— Begin —

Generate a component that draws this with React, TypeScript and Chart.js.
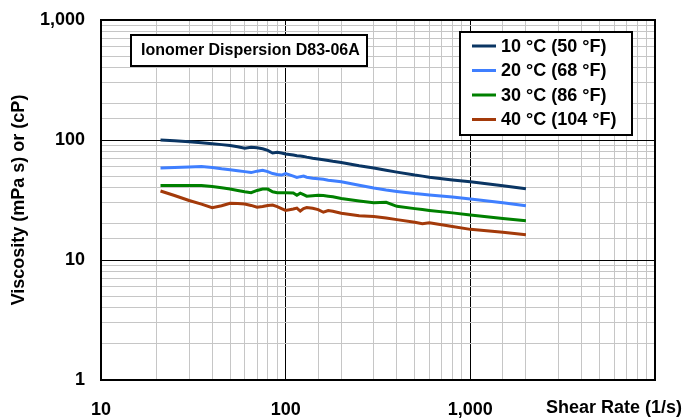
import React, { useEffect, useRef } from "react";
import { Chart, registerables } from "chart.js";

Chart.register(...registerables);

const shearRate = [21, 25, 30, 35, 40, 45, 50, 55, 60, 65, 70, 75, 80, 85, 90, 95, 100, 110, 115, 120, 125, 130, 140, 150, 160, 170, 180, 200, 250, 300, 350, 400, 500, 550, 600, 800, 1000, 1500, 2000];

const visc10C = [100, 98.5, 96.5, 95, 93, 91.5, 90, 88, 85.5, 87, 86, 84.5, 82, 78, 79, 78, 76.5, 75, 74, 73.5, 73, 72, 70.5, 69.5, 68.5, 67.5, 66.5, 65, 61, 58.5, 56, 54, 51, 50, 49, 46.5, 44.8, 41.5, 39.2];
const visc20C = [58.5, 59, 59.5, 60, 59, 57.5, 56.5, 55.5, 54.5, 53.5, 55, 56, 54.5, 52.5, 51.5, 51, 52.5, 50, 48.8, 49.5, 50, 49, 48, 47.5, 47, 46.2, 45.7, 44.8, 42, 39.8, 38.3, 37.3, 35.8, 35.3, 34.8, 33.5, 32.3, 30, 28.3];
const visc30C = [41.7, 41.7, 41.7, 41.7, 41, 40, 39, 38, 37, 36.4, 38, 39, 39, 37, 36.4, 36.4, 36.4, 36.2, 34.6, 36, 35, 34, 34.3, 34.6, 34.4, 34, 33.6, 32.5, 31, 30, 30.3, 28, 26.8, 26.3, 25.9, 24.7, 23.7, 22.2, 21.2];
const visc40C = [37.6, 34.5, 31.3, 29.2, 27.3, 28.3, 29.7, 29.6, 29.3, 28.5, 27.5, 27.9, 28.4, 28.7, 27.8, 26.8, 25.9, 26.6, 27.1, 25.6, 26.8, 27.4, 27, 26.3, 25, 25.8, 25.5, 24.5, 23.4, 23, 22.4, 21.7, 20.6, 20.1, 20.4, 19, 18, 17, 16.2];

const seriesLabels = ["10 °C (50 °F)", "20 °C (68 °F)", "30 °C (86 °F)", "40 °C (104 °F)"];
const seriesColors = ["#0A3563", "#3F7FFF", "#008000", "#A33A0A"];

const xMajorTicks = [10, 100, 1000];
const yMajorTicks = [1, 10, 100, 1000];

const chartTitle = "Ionomer Dispersion D83-06A";
const xAxisTitle = "Shear Rate (1/s)";
const yAxisTitle = "Viscosity (mPa s) or (cP)";

const FONT = "'Liberation Sans', Arial, Helvetica, sans-serif";

const isMajor = (v: number) => Math.abs(Math.log10(v) - Math.round(Math.log10(v))) < 1e-9;

const overlayPlugin = {
  id: "overlay",
  afterDraw(chart: any) {
    const ctx = chart.ctx as CanvasRenderingContext2D;
    const a = chart.chartArea;
    ctx.save();
    // plot border
    ctx.strokeStyle = "#000";
    ctx.lineWidth = 2;
    ctx.strokeRect(a.left, a.top, a.right - a.left, a.bottom - a.top);

    // title box
    ctx.fillStyle = "#fff";
    ctx.fillRect(131, 35, 236, 31);
    ctx.strokeRect(131, 35, 236, 31);
    ctx.fillStyle = "#000";
    ctx.font = `bold 16px ${FONT}`;
    ctx.textBaseline = "middle";
    ctx.textAlign = "left";
    ctx.fillText(chartTitle, 141, 51);

    // legend box
    ctx.fillStyle = "#fff";
    ctx.fillRect(460, 32, 172, 103);
    ctx.strokeRect(460, 32, 172, 103);
    ctx.font = `bold 18px ${FONT}`;
    chart.data.datasets.forEach((ds: any, i: number) => {
      const y = 46 + i * 24.5;
      ctx.strokeStyle = ds.borderColor;
      ctx.lineWidth = 3;
      ctx.beginPath();
      ctx.moveTo(472, y);
      ctx.lineTo(496, y);
      ctx.stroke();
      ctx.fillStyle = "#000";
      ctx.fillText(ds.label, 501, y + 1);
    });

    // axis titles
    ctx.fillStyle = "#000";
    ctx.font = `bold 18px ${FONT}`;
    ctx.textAlign = "right";
    ctx.textBaseline = "middle";
    ctx.fillText(xAxisTitle, 682, 408);
    ctx.translate(19, 200);
    ctx.rotate(-Math.PI / 2);
    ctx.textAlign = "center";
    ctx.fillText(yAxisTitle, 0, 0);
    ctx.restore();
  },
};

export default function App() {
  const ref = useRef<HTMLCanvasElement | null>(null);
  useEffect(() => {
    if (!ref.current) return;
    const series = [visc10C, visc20C, visc30C, visc40C];
    const chart = new Chart(ref.current, {
      type: "line",
      data: {
        datasets: series.map((vals, i) => ({
          label: seriesLabels[i],
          data: shearRate.map((x, j) => ({ x, y: vals[j] })),
          borderColor: seriesColors[i],
          backgroundColor: seriesColors[i],
          borderWidth: 3,
          pointRadius: 0,
          tension: 0,
          fill: false,
        })),
      },
      options: {
        responsive: false,
        animation: false,
        devicePixelRatio: 1,
        layout: { padding: { left: 0, top: 20, right: 29, bottom: 0 } },
        plugins: { legend: { display: false }, tooltip: { enabled: false }, title: { display: false } },
        scales: {
          x: {
            type: "logarithmic",
            min: 10,
            max: 10000,
            afterFit: (s: any) => { s.height = 38; s.paddingLeft = 0; s.paddingRight = 0; },
            border: { display: false },
            grid: {
              drawTicks: false,
              color: (c: any) => (c.tick && isMajor(c.tick.value) ? "#000" : "#C6C6C6"),
              lineWidth: 1,
            },
            ticks: {
              autoSkip: false,
              maxRotation: 0,
              padding: 19,
              color: "#000",
              font: { family: FONT, size: 18, weight: "bold" },
              callback: (v: any) => (xMajorTicks.includes(Number(v)) ? Number(v).toLocaleString("en-US") : ""),
            },
          },
          y: {
            type: "logarithmic",
            min: 1,
            max: 1000,
            afterFit: (s: any) => { s.width = 101; s.paddingTop = 0; s.paddingBottom = 0; },
            border: { display: false },
            grid: {
              drawTicks: false,
              color: (c: any) => (c.tick && isMajor(c.tick.value) ? "#000" : "#C6C6C6"),
              lineWidth: 1,
            },
            ticks: {
              autoSkip: false,
              padding: 16,
              color: "#000",
              font: { family: FONT, size: 18, weight: "bold" },
              callback: (v: any) => (yMajorTicks.includes(Number(v)) ? Number(v).toLocaleString("en-US") : ""),
            },
          },
        },
      },
      plugins: [overlayPlugin],
    } as any);
    return () => chart.destroy();
  }, []);
  return (
    <div style={{ position: "absolute", left: 0, top: 0, width: 684, height: 418, background: "#fff" }}>
      <canvas ref={ref} width={684} height={418} />
    </div>
  );
}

— End —

▸ What the exercise asks
Return nothing but the lines running from the start of the data to the line with "1000, 1500, 2000];", please, both ends included and no pictures.

▸ Worked answer
Generate a component that draws this with React, TypeScript and Chart.js.
import React, { useEffect, useRef } from "react";
import { Chart, registerables } from "chart.js";

Chart.register(...registerables);

const shearRate = [21, 25, 30, 35, 40, 45, 50, 55, 60, 65, 70, 75, 80, 85, 90, 95, 100, 110, 115, 120, 125, 130, 140, 150, 160, 170, 180, 200, 250, 300, 350, 400, 500, 550, 600, 800, 1000, 1500, 2000];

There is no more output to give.